Official figures from Brazilian capital Brasí­lia indicate that 2.9% of Brazilian capital invested abroad between 2001 and 2009 went to Argentina, but Porta said that if tax havens are excluded, the proportion that flows into Argentina rises to 10%, making it "a significant market."

Luis Alfonso Lima. the head of the Brazilian Society for the Study of Transnational Corporations and Economic Globalization. said Argentina has become the main destination for Brazilian investment in Latin America "as part of a global trend of intra-regional investment between similar countries, such as those of South America or emerging countries in Asia."

Lima, said cultural factors are decisive. "It's easier for Brazilian companies to establish themselves in Latin America than in Asia, where communications would be difficult," he said.

Porta concurred that the internationalization of companies in developing countries "tends to begin in neighboring countries which share similar patterns of consumption and production processes." Favorable investment conditions in the recipient countries also have contributed to the trend.

Petrobras, Brazil's state-run oil giant, bought the private Argentine firm Pecom from the Perez Companc family in 2002, which became the second largest oil company in Argentina after Repsol-YPF, formerly the state-owned Yacimientos Petroliferos Fiscales.

The Camargo Correa group bought the Argentine cement firm Loma Negra in 2005, which then doubled its production capacity.

The beer and soft drinks company AmBev took over the Quilmes brewery, the sponsor of the Argentine national football team, and is currently the market leader for beverages in the Southern Cone region of South America.

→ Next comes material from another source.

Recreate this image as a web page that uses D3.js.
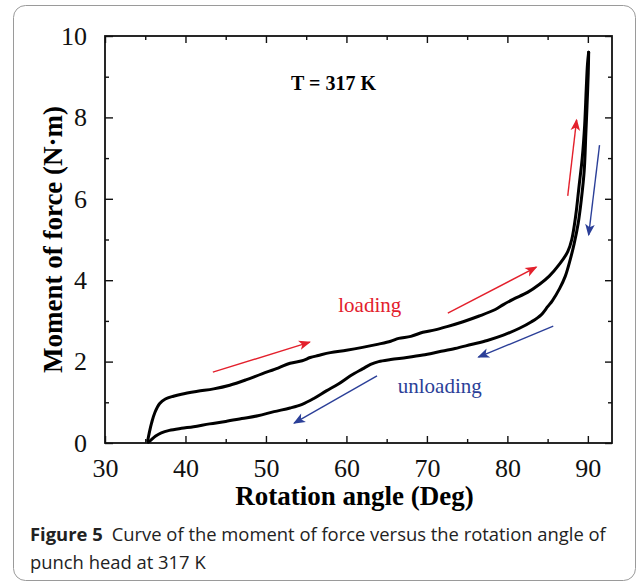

Brazilian slaughterhouse and meat packer Friboi also bought Swift Armour, a large beef processing company. Belgo Mineira of Brazil purchased the private Argentine steel mill Acindar, "a fundamental step toward strategic control of the region's steel sector," according to the Cepal report.

Other companies simply established themselves, such as the cosmetic vendor Natura, the Itaú Bank and the Santana textile firm, which will manufacture denim for jeans in the northeastern Argentine province of Chaco.

According to the study, Argentine companies adopted a "defensive" strategy in the financial crisis of the late 1990s, while Brazilian firms opted for "an aggressive internationalization policy on a regional scale," in order to spread domestic market risks and acquire experience of investment abroad in countries they knew well.

Brazil and Argentina are the largest members of the Mercosur trade bloc, to which Paraguay and Uruguay also belong. Venezuela is in the process of joining the bloc.

"Capital movement is facilitated in the context of the trade bloc, but less so than might be supposed" in the case of Argentina and Brazil, Porta said.

"The Brazilian government has a proactive policy of assisting its companies to branch out internationally by providing credit, because this boosts its foreign trade prospects," he continued, adding that the country thereby gains control of oil and gas reserves as well as sources of other commodities.

The study indicates that among the main motives for internationalizing Brazilian companies is their need to produce on a larger scale, the opportunity to enter a relatively protected market like Argentina's, and their access to plenty of high-quality raw materials.

Argentina's early 2002 currency devaluation, after more than 10 years of a fixed exchange rate at one peso to the dollar, is another advantage that has attracted and accelerated investment. According to Lima, Argentina "is a good market, with a relatively highly paid population and empty market sectors to be exploited, which are already exploited in Brazil."

So just as capital flowed into Argentina from the United States, Spain, Italy, France and other European countries in the 1990s, attracted by the sell-off of state companies, since 2004 it has been the Brazilians who have come seeking business opportunities.

However Lima admits that uncertainty is a standing factor in Argentina limiting growth potential. "FDI growth depends on a country's stability and predictability," he said. "Long term planning horizons of, say, 20 years, aren't possible yet in Argentina."